Medical Informatics Engineering (MIE), a medical records company, and its subsidiaries recently settled with 16 different states’ Attorney Generals (AG) after a data breach compromised electronic protected health information (ePHI) of over 3 million individuals. The AG filed a lawsuit against MIE in December 2018 in the Federal Northern District Court of Indiana. The states alleged that MIE and its subsidiaries violated state information privacy laws, the states’ deceptive trade practices statutes, and the Health Insurance Portability and Accountability Act of 1996 (HIPAA). The Health Information Technology for Economic and Clinical Health (HITECH) Act provided AGs with authority to enforce HIPAA if a violation of the Act affected the state’s residents. In addition, the Department of Health and Human Services (HHS) Office for Civil Rights (OCR) also investigated MIE following its reporting to OCR of the 2015 breach. During its investigation, OCR found that, prior to the breach, MIE failed to conduct a comprehensive risk analysis. On April 23, 2019, MIE entered into a resolution agreement with OCR, agreeing to follow a two-year corrective action plan (CAP) and pay OCR $100,000. On May 28, 2019, MIE and the involved states entered into a consent judgment and order in the District Court for the Northern District of Indiana.
In their complaint, the states alleged that in May 2015, unauthorized individuals gained access to MIE’s computer system using malware and a type of cyberattack called SQL injection attack. MIE previously conducted a penetration test that identified the possibility of a SQL injection attack as a high-risk area, but the company never properly addressed the issue. The cyberattacks allowed for unauthorized access of personally identifiable information (PII) and protected health information (PHI) including names, usernames, passwords, security questions and answers, social security numbers, lab results, health insurance policy information, diagnosis, doctor names, medical conditions, children’s names and birth information. The AGs alleged that the unauthorized individuals were able to gain access because MIE had an insufficient security framework that included generic passwords, no security and monitoring alert system, and poorly documented security policies that did not include training. Additionally, the states alleged that MIE’s response to the security incident was inadequate and untimely, because MIE did not finish mailing breach notifications to affected individuals until six months after the discovery of the breach.

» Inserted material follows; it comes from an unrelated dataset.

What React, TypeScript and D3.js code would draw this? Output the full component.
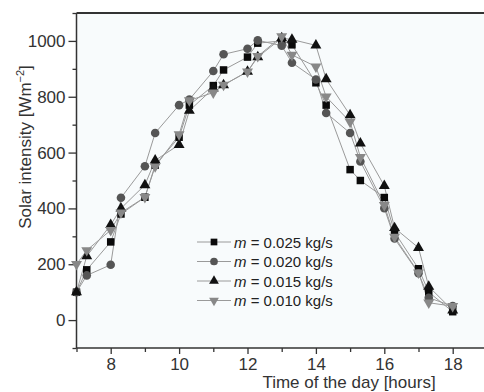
import { useEffect, useRef } from "react";
import * as d3 from "d3";

// hours of the day at which intensity was logged
const times = [7, 7.3, 8, 8.3, 9, 9.3, 10, 10.3, 11, 11.3, 12, 12.3, 13, 13.3, 14, 14.3, 15, 15.3, 16, 16.3, 17, 17.3, 18];

// solar intensity [W/m2] per mass flow rate
const m025 = [100, 180, 280, 380, 440, 555, 655, 770, 840, 896, 942, 992, 1000, 986, 850, 770, 539, 500, 439, 315, 184, 100, 30];
const m020 = [100, 160, 198, 438, 551, 670, 770, 790, 892, 952, 972, 1002, 983, 922, 862, 742, 670, 568, 401, 292, 168, 80, 50];
const m015 = [100, 229, 341, 400, 484, 572, 628, 750, 830, 842, 890, 942, 1010, 1005, 984, 863, 734, 633, 481, 330, 259, 120, 35];
const m010 = [200, 250, 322, 385, 440, 550, 665, 787, 815, 842, 890, 945, 1016, 950, 908, 800, 710, 584, 412, 298, 170, 62, 50];

const seriesLabels = ["0.025 kg/s", "0.020 kg/s", "0.015 kg/s", "0.010 kg/s"];

const xMajor = [8, 10, 12, 14, 16, 18];
const xMinor = [7, 9, 11, 13, 15, 17, 19];
const yMajor = [0, 200, 400, 600, 800, 1000];
const yMinor = [-100, 100, 300, 500, 700, 900, 1100];

export default function App() {
    const ref = useRef<SVGSVGElement | null>(null);

    useEffect(() => {
        const width = 484;
        const height = 392;
        const left = 76.5, top = 13, bottom = 348;

        const x = d3.scaleLinear([7, 18], [left, 452.7]);
        const y = d3.scaleLinear([-100, 1100], [bottom, top]);

        const svg = d3.select(ref.current);
        svg.selectAll("*").remove();
        svg.attr("width", width).attr("height", height);

        // plot area background
        svg.append("rect")
            .attr("x", left).attr("y", top)
            .attr("width", width - left).attr("height", bottom - top)
            .attr("fill", "#f8fbfc");

        const font = "Liberation Sans, Arial, sans-serif";

        //axes
        const yAxis = svg.append("g").attr("transform", `translate(${left},0)`);
        yAxis.call(d3.axisLeft(y).tickValues(yMajor).tickSize(8).tickPadding(3).tickFormat(d3.format("d")));
        yAxis.append("g").call(d3.axisLeft(y).tickValues(yMinor).tickSize(4).tickFormat(() => ""));

        const xAxis = svg.append("g").attr("transform", `translate(0,${bottom})`);
        xAxis.call(d3.axisBottom(x).tickValues(xMajor).tickSize(6).tickPadding(4));
        xAxis.append("g").call(d3.axisBottom(x).tickValues(xMinor).tickSize(4).tickFormat(() => ""));

        svg.selectAll(".domain").remove();
        svg.selectAll(".tick line").attr("stroke", "#333").attr("stroke-width", 1.3);
        svg.selectAll(".tick text")
            .attr("fill", "#333")
            .style("font-family", font)
            .style("font-size", "17px");

        // frame lines (left, bottom, top)
        svg.append("line").attr("x1", left).attr("x2", left).attr("y1", top).attr("y2", bottom)
            .attr("stroke", "#333").attr("stroke-width", 1.5);
        svg.append("line").attr("x1", left).attr("x2", width).attr("y1", bottom).attr("y2", bottom)
            .attr("stroke", "#333").attr("stroke-width", 1.5);
        svg.append("line").attr("x1", left).attr("x2", width).attr("y1", top).attr("y2", top)
            .attr("stroke", "#333").attr("stroke-width", 2);

        const series = [
            { values: m025, symbol: d3.symbolSquare, size: 56, rot: 0, color: "#0a0a0a" },
            { values: m020, symbol: d3.symbolCircle, size: 58, rot: 0, color: "#555" },
            { values: m015, symbol: d3.symbolTriangle, size: 52, rot: 0, color: "#111" },
            { values: m010, symbol: d3.symbolTriangle, size: 52, rot: 180, color: "#888" },
        ];

        const line = d3.line<number>()
            .x((d, i) => x(times[i]))
            .y(d => y(d));

        series.forEach(s => {
            svg.append("path")
                .datum(s.values)
                .attr("fill", "none")
                .attr("stroke", "#9a9a9a")
                .attr("stroke-width", 1)
                .attr("d", line);
        });

        series.forEach(s => {
            svg.append("g")
                .selectAll("path")
                .data(s.values)
                .join("path")
                .attr("d", d3.symbol(s.symbol, s.size)())
                .attr("transform", (d, i) => `translate(${x(times[i])},${y(d)}) rotate(${s.rot})`)
                .attr("fill", s.color);
        });

        // legend
        const legend = svg.append("g");
        series.forEach((s, i) => {
            const ly = 242 + i * 19.5;
            legend.append("line")
                .attr("x1", 197).attr("x2", 231).attr("y1", ly).attr("y2", ly)
                .attr("stroke", "#9a9a9a").attr("stroke-width", 1);
            legend.append("path")
                .attr("d", d3.symbol(s.symbol, s.size * 0.8)())
                .attr("transform", `translate(214,${ly}) rotate(${s.rot})`)
                .attr("fill", s.color);
            const t = legend.append("text")
                .attr("x", 234).attr("y", ly + 5.5)
                .attr("fill", "#222")
                .style("font-family", font)
                .style("font-size", "15px");
            t.append("tspan").style("font-style", "italic").text("m");
            t.append("tspan").text(" = " + seriesLabels[i]);
        });

        //axis titles
        const yt = svg.append("text")
            .attr("transform", "rotate(-90)")
            .attr("x", -147)
            .attr("y", 31)
            .attr("text-anchor", "middle")
            .attr("fill", "#333")
            .style("font-family", font)
            .style("font-size", "17px");
        yt.append("tspan").text("Solar intensity [Wm");
        yt.append("tspan").attr("dy", -7).style("font-size", "11px").text("−2");
        yt.append("tspan").attr("dy", 7).text("]");

        svg.append("text")
            .attr("x", 349)
            .attr("y", 388)
            .attr("text-anchor", "middle")
            .attr("fill", "#333")
            .style("font-family", font)
            .style("font-size", "17px")
            .text("Time of the day [hours]");
    }, []);

    return (
        <svg ref={ref} style={{ position: "absolute", left: 0, top: 0 }} />
    );
}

The AGs specifically alleged that MIE violated HIPAA because it failed to do the following:
- Implement administrative and technical safeguards as required by the HIPAA Security Rule;
- Meet HIPAA implementation requirements;
- Modify and review security measures needed to reasonably and appropriately protect ePHI;
- Successfully conduct an accurate and thorough assessment of the potential risks and vulnerabilities to confidentiality, integrity, and availability of ePHI in accordance with the HIPAA Security Rule;
- Implement security measures to reduce risk to appropriate levels;
- Regularly review the record of information system activities;
- Implement policies and procedures related to security incidents, suspected security incidents, access authorization, and established user rights;
- Assign unique IDs to track user activity;
- Implement mechanisms to encrypt and decrypt ePHI;
- Implement software, hardware, and procedural mechanisms to read ePHI system use;
- Verify entity or person seeking access; and
- Adhere to the minimum necessary standard.
The consent judgment and order require MIE to comply with the Administrative and Technical Safeguards under the HIPAA Security Rule, state deceptive trade practices statutes in connection with PHI, state breach notification laws, and state personal information protection acts. The consent judgment and order also require MIE to implement specific data security measures in response to the security problems that allegedly led to the breach, such as prohibiting the use of generic log-in account information and implementing reasonable measures to prevent SQL injection attacks. MIE will also have to hire a third-party professional to conduct a risk analysis and produce a security report that will be made available to the AGs, on an annual basis for a five-year period. MIE and its subsidiaries, that were also defendants in the action, must designate a privacy officer or other official to ensure compliance with the consent judgment and order. In addition, MIE will pay a total of $900,000 to the states.